Self-enforced calamities inflicted by Vettel at the German and Italian Grands Prix, in addition to other moments where he’s sacrificed points, won’t hold water if Leclerc is there to pick up the pieces, as Lewis Hamilton has masterfully accomplished this season. Facing an internal threat will force the German to modify his approach lest Ferrari’s priorities turn to the Monegasque.
At the risk of overshadowing the notion that Leclerc earned his berth on merit, there will lie an expectation from Ferrari that he justifies its faith, striking a happy medium between replicating Räikkönen’s service and providing Vettel an incentive to lift his game to another level. If he achieves this, much less overshadows his teammate, the move will be deemed a masterstroke.
Playing devil’s advocate, as an exception to Ferrari’s standard policy of blooding talent for several seasons – see Felipe Massa, the Brazilian maturing at Sauber over three seasons across two tenures and segued by twelve months as the former’s test driver, it is treading into the unknown with Leclerc, and he remains an investment for the future as the first graduate of the Driver Academy.

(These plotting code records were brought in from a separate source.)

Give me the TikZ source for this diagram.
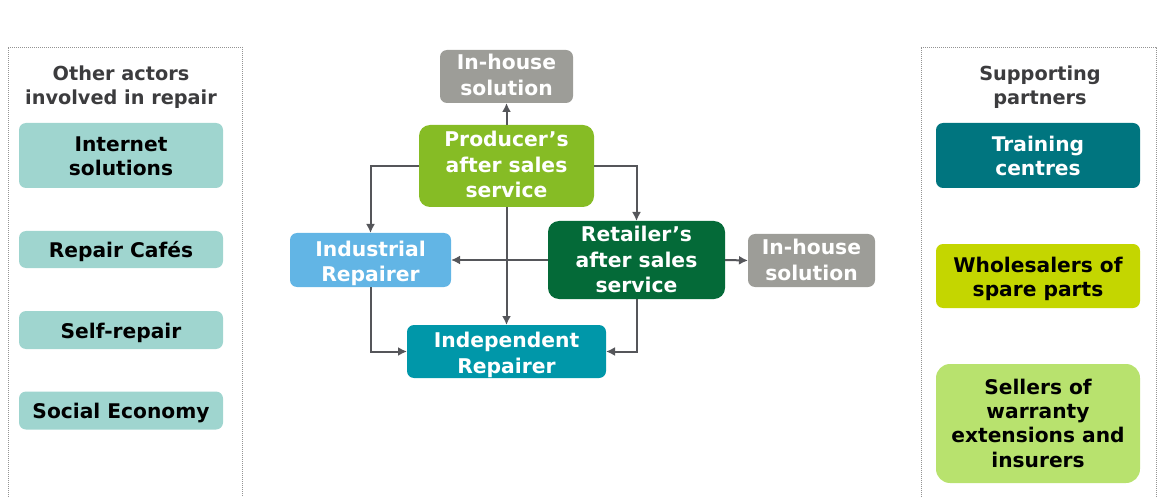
\documentclass[tikz,border=0pt]{standalone}
\usepackage{fontspec}
\setmainfont{DejaVu Sans}
\usetikzlibrary{arrows.meta}
\definecolor{cgrey}{HTML}{9D9D98}
\definecolor{cprod}{HTML}{86BC25}
\definecolor{cind}{HTML}{62B5E5}
\definecolor{cret}{HTML}{046A38}
\definecolor{cindep}{HTML}{0097A9}
\definecolor{cteal}{HTML}{9FD5CF}
\definecolor{ctrain}{HTML}{00757F}
\definecolor{cwhole}{HTML}{C4D600}
\definecolor{csell}{HTML}{B8E26E}
\definecolor{cline}{HTML}{55565A}
\definecolor{ctitle}{HTML}{3C3C3E}
\newcommand{\st}{\vphantom{Ág}}
\newcommand{\dn}[1]{\raisebox{#1}{\st}}
\tikzset{
  x=1pt,y=-1pt,
  basebox/.style={inner sep=0pt,outer sep=0pt,align=center,rounded corners=7pt},
  midbox/.style={basebox,text=white,font=\fontsize{20.3}{25.5}\selectfont\bfseries},
  sidebox/.style={basebox,text=black,font=\fontsize{20.2}{24.3}\selectfont\bfseries,minimum width=204pt},
  paneltitle/.style={inner sep=0pt,align=center,text=ctitle,font=\fontsize{19.3}{24}\selectfont\bfseries},
  panelline/.style={draw=gray!85,line width=0.8pt,dash pattern=on 1pt off 1pt},
  link/.style={draw=cline,line width=2pt,-{Latex[length=9pt,width=9pt]}},
}
\begin{document}
\begin{tikzpicture}
\useasboundingbox (0,0) rectangle (1159,497);
% panels
\draw[panelline] (8,497) -- (8,47) -- (242,47) -- (242,497);
\draw[panelline] (921,497) -- (921,47) -- (1156,47) -- (1156,497);
\node[paneltitle] (ttl) at (121,85) {\dn{2pt}Other actors\\involved in repair\st};
\node[paneltitle] (ttr) at (1040,85) {\dn{2pt}Supporting\\partners\st};
% left boxes
\node[sidebox,fill=cteal,minimum height=65pt] (inet) at (121,155.5) {\dn{2pt}Internet\\solutions\st};
\node[sidebox,fill=cteal,minimum height=37pt] (cafe) at (121,249.5) {\dn{2pt}Repair Cafés\st};
\node[sidebox,fill=cteal,minimum height=38pt] (self) at (121,330) {\dn{2pt}Self-repair\st};
\node[sidebox,fill=cteal,minimum height=38pt] (soc) at (121,410.5) {\dn{2pt}Social Economy\st};
% right boxes
\node[sidebox,fill=ctrain,text=white,minimum height=65pt] (train) at (1038,155.5) {\dn{2pt}Training\\centres\st};
\node[sidebox,fill=cwhole,minimum height=64pt] (whole) at (1038,276) {\dn{2pt}Wholesalers of\\spare parts\st};
\node[sidebox,fill=csell,minimum height=119pt,rounded corners=14pt] (sell) at (1038,423.5) {\st Sellers of\\warranty\\extensions and\\insurers\st};
% centre
\node[midbox,fill=cgrey,minimum width=133pt,minimum height=53pt] (hs1) at (506.5,76.5) {\st In-house\\solution\dn{-2pt}};
\node[midbox,fill=cprod,minimum width=175pt,minimum height=82pt,rounded corners=11pt] (prod) at (506.5,166) {\st Producer’s\\after sales\\service\dn{-2pt}};
\node[midbox,fill=cind,minimum width=161pt,minimum height=54pt] (ind) at (370.5,260) {\dn{4pt}Industrial\\Repairer\st};
\node[midbox,fill=cret,minimum width=177pt,minimum height=78pt,rounded corners=11pt] (ret) at (636.5,260) {\st Retailer’s\\after sales\\service\st};
\node[midbox,fill=cgrey,minimum width=127pt,minimum height=53pt] (hs2) at (811.5,260.5) {\st In-house\\solution\st};
\node[midbox,fill=cindep,minimum width=199pt,minimum height=53pt] (indep) at (506.5,351.5) {\dn{4pt}Independent\\Repairer\st};
% connectors
\draw[link] (prod.north) -- (hs1.south);
\draw[link] (prod.west) -| (ind.north);
\draw[link] (prod.east) -| (ret.north);
\draw[link] (prod.south) -- (indep.north);
\draw[link] (ret.west) -- (ind.east);
\draw[link] (ret.east) -- (hs2.west);
\draw[link] (ind.south) |- (indep.west);
\draw[link] (ret.south) |- (indep.east);
\end{tikzpicture}
\end{document}
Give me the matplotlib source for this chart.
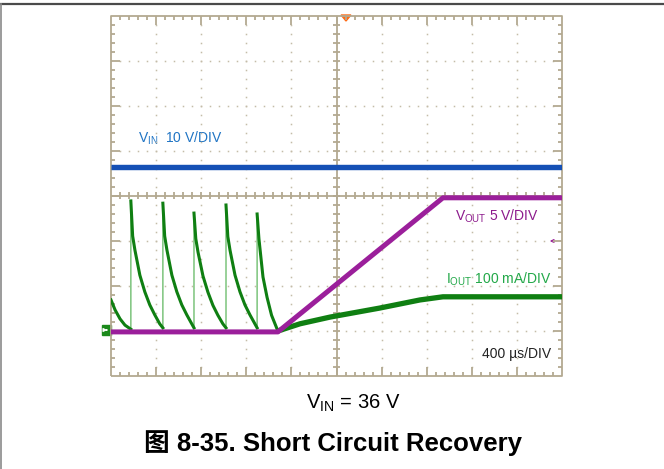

For Räikkönen, his return to Sauber provides an opportunity to conclude his career on his terms and with the undivided backing of the team. The Swiss outfit might not be capable of victories, but if the upswing which coincided with Leclerc’s arrival this season continues, he won’t be making up the numbers, and the paddock will be greater for his personality remaining for another two seasons.
Regardless of the effect Leclerc’s arrival has on Vettel, Ferrari has made a refreshing statement of intent that it is looking beyond the present, instead to many years ahead, and for an institution which has been wedded to its ways for generations, it’s a huge leap which promises great reward.